***** Data extract *****

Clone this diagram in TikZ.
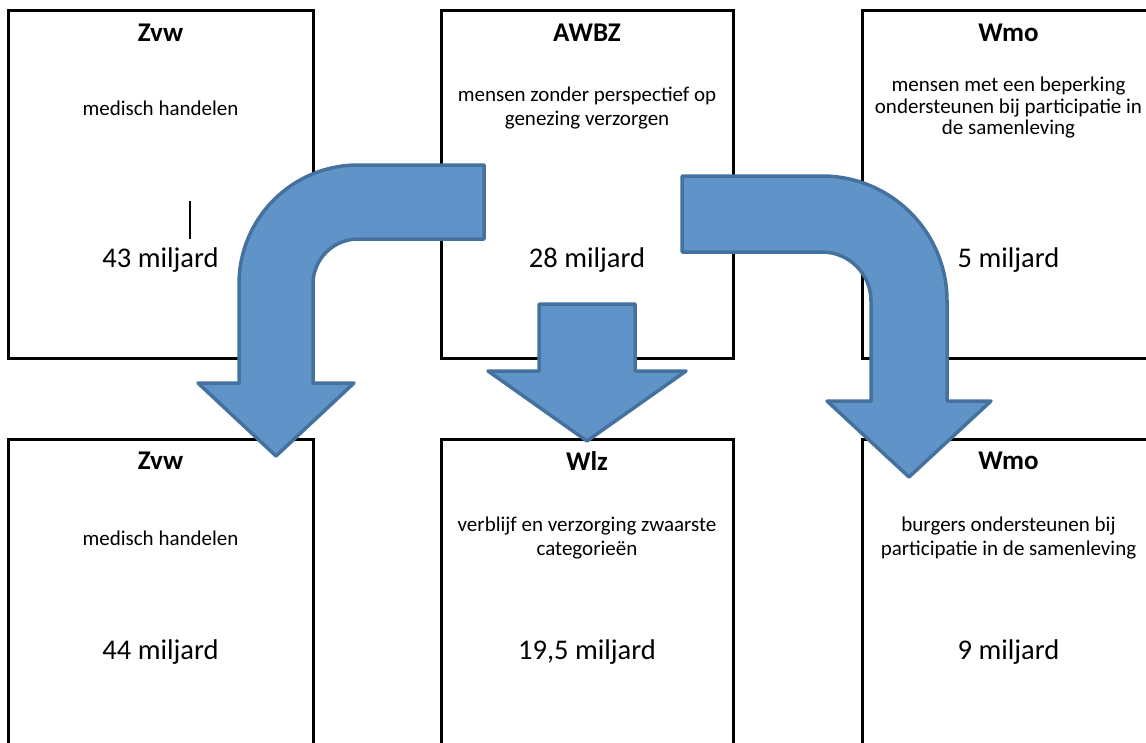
\documentclass[tikz,border=0pt]{standalone}
\usepackage{fontspec}
\setmainfont{Carlito}
\usetikzlibrary{positioning}
\definecolor{pijlblauw}{RGB}{96,148,200}
\definecolor{pijlrand}{RGB}{69,113,158}

\begin{document}
\begin{tikzpicture}[x=1pt,y=1pt,
  box/.style={draw,line width=3pt,minimum width=#1,minimum height=348pt,inner sep=0pt},
  titel/.style={font=\fontsize{27}{32}\selectfont\bfseries,inner sep=0pt},
  omschr/.style={align=center,font=\fontsize{21}{#1}\selectfont,inner sep=0pt},
  bedrag/.style={font=\fontsize{28.5}{34}\selectfont,inner sep=0pt},
  blokpijl/.style={fill=pijlblauw,draw=pijlrand,line width=3.5pt,line join=round}]
\useasboundingbox (0,0) rectangle (1146,-742);
\clip (0,0) rectangle (1146,-742);
% oude situatie
\foreach \n/\x/\w/\t/\d/\r/\a in {zvwOud/160.5/305/Zvw/{medisch handelen}/24.5/43,
  awbz/587/292/AWBZ/{mensen zonder perspectief op\\genezing verzorgen}/24.5/28,
  wmoOud/1008.5/293/Wmo/{mensen met een beperking\\ondersteunen bij participatie in\\de samenleving}/21.5/5}{
  \node[box=\w pt] (\n) at (\x,-184) {};
  \node[titel] (\n-titel) at (\x,-33) {\t};
  \node[omschr=\r] (\n-tekst) at (\x,-108) {\d};
  \node[bedrag] (\n-bedrag) at (\x,-260) {\a{} miljard};
}
% nieuwe situatie
\foreach \n/\x/\w/\t/\d/\a in {zvwNieuw/160.5/305/Zvw/{medisch handelen}/44,
  wlz/587/292/Wlz/{verblijf en verzorging zwaarste\\categorieën}/{19,5},
  wmoNieuw/1008.5/293/Wmo/{burgers ondersteunen bij\\participatie in de samenleving}/9}{
  \node[box=\w pt] (\n) at (\x,-613) {};
  \node[titel] (\n-titel) at (\x,-461) {\t};
  \node[omschr=24.5] (\n-tekst) at (\x,-538) {\d};
  \node[bedrag] (\n-bedrag) at (\x,-652) {\a{} miljard};
}
\draw[line width=2.5pt] (190,-201) -- (190,-239);
% pijlen
\draw[blokpijl] (484,-165) -- (358,-165) arc[start angle=90,end angle=180,radius=119pt]
  -- (239,-383) -- (198,-383) -- (276,-456) -- (354,-383) -- (313,-383) -- (313,-284)
  arc[start angle=180,end angle=90,radius=45pt] -- (484,-239) -- cycle;
\draw[blokpijl] (539,-304) -- (635,-304) -- (635,-371) -- (686,-371) -- (587,-441)
  -- (488,-371) -- (539,-371) -- cycle;
\draw[blokpijl] (682,-176) -- (822,-176) arc[start angle=90,end angle=0,radius=125pt]
  -- (947,-401) -- (991,-401) -- (909,-477) -- (827,-401) -- (871,-401) -- (871,-301)
  arc[start angle=0,end angle=90,radius=49pt] -- (682,-252) -- cycle;
\end{tikzpicture}
\end{document}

*****

**Set exercise:** In your copy of the listing above, reproduce each line exactly and omit all pictures.

**Expected output:**
Clone this diagram in TikZ.
\documentclass[tikz,border=0pt]{standalone}
\usepackage{fontspec}
\setmainfont{Carlito}
\usetikzlibrary{positioning}
\definecolor{pijlblauw}{RGB}{96,148,200}
\definecolor{pijlrand}{RGB}{69,113,158}

\begin{document}
\begin{tikzpicture}[x=1pt,y=1pt,
  box/.style={draw,line width=3pt,minimum width=#1,minimum height=348pt,inner sep=0pt},
  titel/.style={font=\fontsize{27}{32}\selectfont\bfseries,inner sep=0pt},
  omschr/.style={align=center,font=\fontsize{21}{#1}\selectfont,inner sep=0pt},
  bedrag/.style={font=\fontsize{28.5}{34}\selectfont,inner sep=0pt},
  blokpijl/.style={fill=pijlblauw,draw=pijlrand,line width=3.5pt,line join=round}]
\useasboundingbox (0,0) rectangle (1146,-742);
\clip (0,0) rectangle (1146,-742);
% oude situatie
\foreach \n/\x/\w/\t/\d/\r/\a in {zvwOud/160.5/305/Zvw/{medisch handelen}/24.5/43,
  awbz/587/292/AWBZ/{mensen zonder perspectief op\\genezing verzorgen}/24.5/28,
  wmoOud/1008.5/293/Wmo/{mensen met een beperking\\ondersteunen bij participatie in\\de samenleving}/21.5/5}{
  \node[box=\w pt] (\n) at (\x,-184) {};
  \node[titel] (\n-titel) at (\x,-33) {\t};
  \node[omschr=\r] (\n-tekst) at (\x,-108) {\d};
  \node[bedrag] (\n-bedrag) at (\x,-260) {\a{} miljard};
}
% nieuwe situatie
\foreach \n/\x/\w/\t/\d/\a in {zvwNieuw/160.5/305/Zvw/{medisch handelen}/44,
  wlz/587/292/Wlz/{verblijf en verzorging zwaarste\\categorieën}/{19,5},
  wmoNieuw/1008.5/293/Wmo/{burgers ondersteunen bij\\participatie in de samenleving}/9}{
  \node[box=\w pt] (\n) at (\x,-613) {};
  \node[titel] (\n-titel) at (\x,-461) {\t};
  \node[omschr=24.5] (\n-tekst) at (\x,-538) {\d};
  \node[bedrag] (\n-bedrag) at (\x,-652) {\a{} miljard};
}
\draw[line width=2.5pt] (190,-201) -- (190,-239);
% pijlen
\draw[blokpijl] (484,-165) -- (358,-165) arc[start angle=90,end angle=180,radius=119pt]
  -- (239,-383) -- (198,-383) -- (276,-456) -- (354,-383) -- (313,-383) -- (313,-284)
  arc[start angle=180,end angle=90,radius=45pt] -- (484,-239) -- cycle;
\draw[blokpijl] (539,-304) -- (635,-304) -- (635,-371) -- (686,-371) -- (587,-441)
  -- (488,-371) -- (539,-371) -- cycle;
\draw[blokpijl] (682,-176) -- (822,-176) arc[start angle=90,end angle=0,radius=125pt]
  -- (947,-401) -- (991,-401) -- (909,-477) -- (827,-401) -- (871,-401) -- (871,-301)
  arc[start angle=0,end angle=90,radius=49pt] -- (682,-252) -- cycle;
\end{tikzpicture}
\end{document}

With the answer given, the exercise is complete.